L’album est d’une richesse indéniable. Comment alors qualifier Sing The Sorrow ? Hardcore, romantique, punk-rock, pop ? C’est finalement un peu tout à la fois. « The Leaving Song Pt. 2 » et « Bleed Black » en sont de parfaits exemples. Les riffs assassins s’enchaînent, les chœurs s’entremêlent au chant tantôt hardcore, tantôt mélodique du chanteur (Davey Havok). La batterie est lourde et le rythme souvent soutenu (« Paper Airplanes (Makeshift Wings) »). Le guitariste sait aussi nous sortir des solos rares mais efficaces (« Dancing Through Sunday »). Seule la basse semble rester discrète mais elle participe de cette ambiance envoûtante.
L’album connaît certains moments d’accalmie comme le sublime « The Leaving Song » qui pourrait en faire pleurer plus d’un, tant l’atmosphère doucement mélancolique et romantique est obsédante. Mais ces moments pondérés sont parfois de courtes durées tant le rythme finit par s’accélérer et le chant s’énergiser (« The Great Disappointment »). Autre exemple « d’instants calmes » avec « Silver And Cold » et son intro au piano suivie par la voix langoureuse de Havok qui, appuyée des chœurs des autres membres du groupe, s’envole pour nous transporter. « Girl’s Not Grey » revêt des sonorités plus popisantes (c’est le single de l’album) tout comme « This Celluloid Dream ». Ces dernières ne font pourtant pas tomber Sing The Sorrow dans de la musique commerciale ou mainstream.
Le plus frappant chez AFI, c’est cette aisance vocale que possède Havok qui peut, dans une seule et même chanson, passer d’un chant hardcore à une voix aigue hautement perchée (« Death Of Season », « Dancing Through Sunday »). En ce sens, …But Home Is Nowhere est un pur exercice de style et constitue l’un des chefs d’œuvre du disque. La chanson commence en effet par un petit murmure qui s’emballe et qui vire vers un chant brutal puis c’est l’accalmie. Le rythme s’emporte à nouveau mais le calme finit par revenir etc. et ce, jusqu’à la fin où c’est l’explosion avec les chœurs, les cris, le chant haut perché et les effets électroniques. A ceci, fait suite une chanson cachée où une petite mélodie au piano s’immisce ; puis c’est autour des violons d’entrer en scène et enfin une douce voix qui sort progressivement du lointain pour atteindre le summum de l’émotion et nous achever en beauté.
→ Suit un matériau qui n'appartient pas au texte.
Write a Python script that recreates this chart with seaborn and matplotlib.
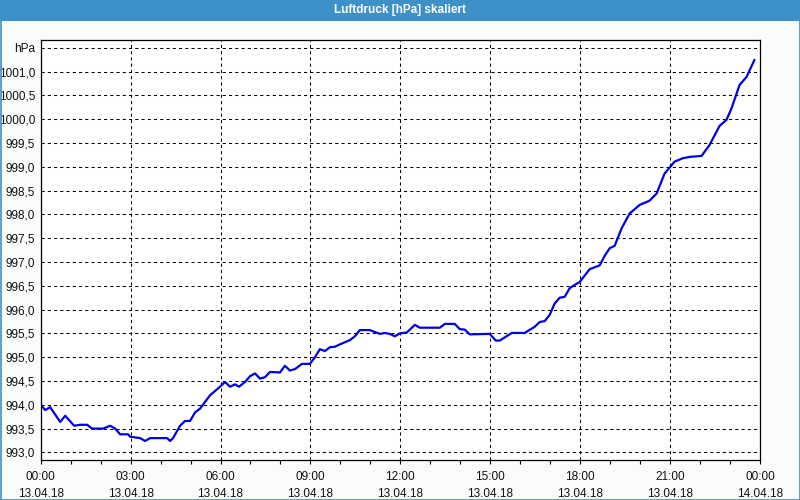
import matplotlib
matplotlib.use("Agg")
import matplotlib.pyplot as plt
import matplotlib.dates as mdates
from matplotlib.patches import Rectangle
import seaborn as sns
import pandas as pd

# minutes after 13.04.18 00:00
minutes = [0, 9, 19, 39, 49, 67, 79, 93, 103, 125, 139, 149, 159, 175, 179, 199, 209, 219,
           253, 259, 265, 279, 289, 299, 309, 319, 339, 359, 369, 379, 389, 397, 409, 419,
           429, 439, 449, 459, 479, 489, 499, 509, 523, 539, 549, 559, 569, 579, 589, 599,
           619, 629, 639, 659, 669, 679, 689, 699, 709, 719, 733, 749, 759, 799, 809, 829,
           839, 849, 859, 899, 911, 919, 943, 969, 989, 999, 1009, 1019, 1029, 1039, 1049,
           1059, 1069, 1079, 1099, 1119, 1129, 1139, 1149, 1163, 1179, 1199, 1219, 1233,
           1249, 1269, 1285, 1299, 1323, 1339, 1359, 1373, 1383, 1399, 1413, 1429]
pressure = [994.00, 993.89, 993.95, 993.64, 993.77, 993.56, 993.58, 993.58, 993.50, 993.50,
            993.56, 993.50, 993.38, 993.38, 993.33, 993.30, 993.24, 993.30, 993.30, 993.24,
            993.30, 993.56, 993.66, 993.66, 993.84, 993.92, 994.20, 994.38, 994.48, 994.38,
            994.43, 994.38, 994.48, 994.60, 994.66, 994.55, 994.58, 994.69, 994.68, 994.82,
            994.72, 994.75, 994.86, 994.86, 995.00, 995.17, 995.13, 995.21, 995.22, 995.27,
            995.36, 995.44, 995.57, 995.57, 995.53, 995.49, 995.51, 995.49, 995.44, 995.50,
            995.52, 995.68, 995.62, 995.62, 995.70, 995.70, 995.59, 995.58, 995.48, 995.49,
            995.35, 995.35, 995.51, 995.51, 995.64, 995.74, 995.76, 995.89, 996.13, 996.25,
            996.27, 996.45, 996.52, 996.58, 996.85, 996.93, 997.13, 997.29, 997.34, 997.71,
            998.02, 998.20, 998.29, 998.44, 998.86, 999.11, 999.18, 999.21, 999.23, 999.46,
            999.86, 999.99, 1000.23, 1000.72, 1000.89, 1001.25]
y_ticks = [993.0, 993.5, 994.0, 994.5, 995.0, 995.5, 996.0, 996.5, 997.0, 997.5, 998.0,
           998.5, 999.0, 999.5, 1000.0, 1000.5, 1001.0, 1001.5]
y_tick_labels = ["993,0", "993,5", "994,0", "994,5", "995,0", "995,5", "996,0", "996,5",
                 "997,0", "997,5", "998,0", "998,5", "999,0", "999,5", "1000,0", "1000,5",
                 "1001,0", "hPa"]
title = "Luftdruck [hPa] skaliert"
start = "2018-04-13 00:00"
end = "2018-04-14 00:00"

sns.set_theme(style="white")
plt.rcParams['font.family'] = ['Liberation Sans', 'DejaVu Sans']

df = pd.DataFrame({
    "time": pd.Timestamp(start) + pd.to_timedelta(minutes, unit="min"),
    "pressure": pressure,
})

bg = "#f9fcfa"
fig = plt.figure(figsize=(8, 5), dpi=100, facecolor=bg)
ax = fig.add_axes([40.7 / 800, 40 / 500, (760 - 40.7) / 800, (460 - 40.3) / 500])
ax.set_facecolor("white")

sns.lineplot(data=df, x="time", y="pressure", ax=ax, color="#0000e6", linewidth=1.6)

ax.set_xlim(pd.Timestamp(start), pd.Timestamp(end))
ax.set_ylim(992.84, 1001.66)
ax.set_yticks(y_ticks)
ax.set_yticklabels(y_tick_labels)
ax.xaxis.set_major_locator(mdates.HourLocator(byhour=range(0, 24, 3)))
ax.xaxis.set_minor_locator(mdates.HourLocator())
ax.xaxis.set_major_formatter(mdates.DateFormatter("%H:%M\n%d.%m.%y"))
ax.set_xlabel("")
ax.set_ylabel("")

ax.grid(True, which="major", color="black", linestyle=(0, (3, 3)), linewidth=0.75)
ax.tick_params(axis="x", which="both", direction="out", length=3, width=0.8,
               color="black", labelsize=8.5, labelcolor="#111111", pad=5, bottom=True)
ax.tick_params(axis="y", which="both", length=0, labelsize=8.5, labelcolor="#111111", pad=4)
for lab in ax.get_xticklabels():
    lab.set_linespacing(1.5)
for s in ax.spines.values():
    s.set_color("black")
    s.set_linewidth(0.9)
    s.set_visible(True)

# title bar and window border
fig.patches.append(Rectangle((0, 1 - 20.5 / 500), 1, 20.5 / 500, transform=fig.transFigure,
                             facecolor="#3d90c8", edgecolor="none", zorder=0))
fig.patches.append(Rectangle((0.5 / 800, 0.5 / 500), 1 - 1 / 800, 1 - 1 / 500,
                             transform=fig.transFigure, facecolor="none",
                             edgecolor="#3d90c8", linewidth=1.2, zorder=1))
fig.text(0.5, 1 - 10.5 / 500, title, ha="center", va="center", color="white",
         fontsize=8.5, fontweight="bold")

fig.savefig("out.png", dpi=100, facecolor=bg)
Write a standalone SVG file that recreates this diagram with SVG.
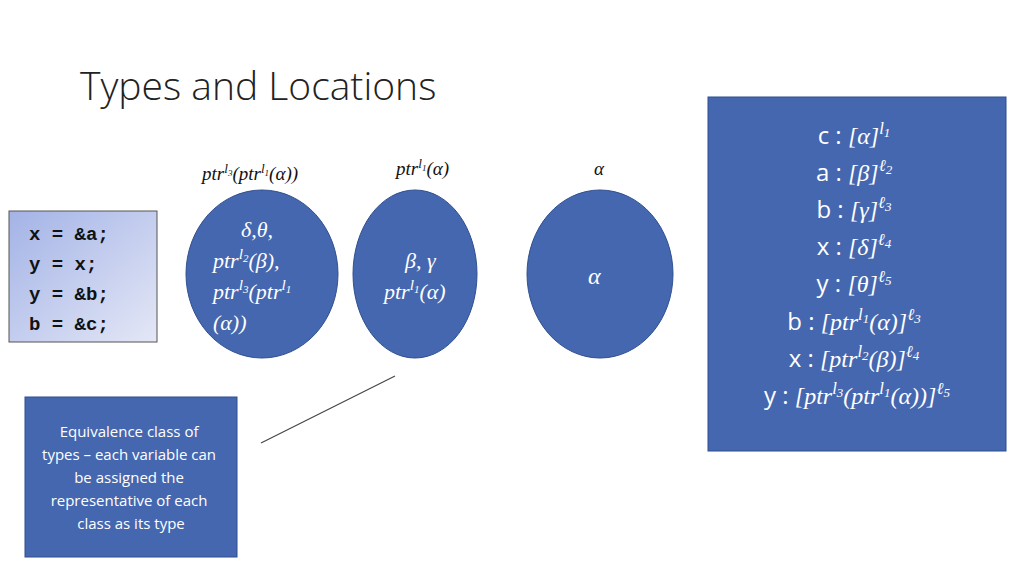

Après une telle ébauche de talent, comment trouver le moindre faux pas ? Aucune chanson n’est de trop. Chacune est un mélange de toutes sortes de style qui se complètent merveilleusement et est un aboutissement en soit. Elles forment un tout d’une densité jamais atteinte par le groupe qui maîtrise son sujet de la plus belle des manières.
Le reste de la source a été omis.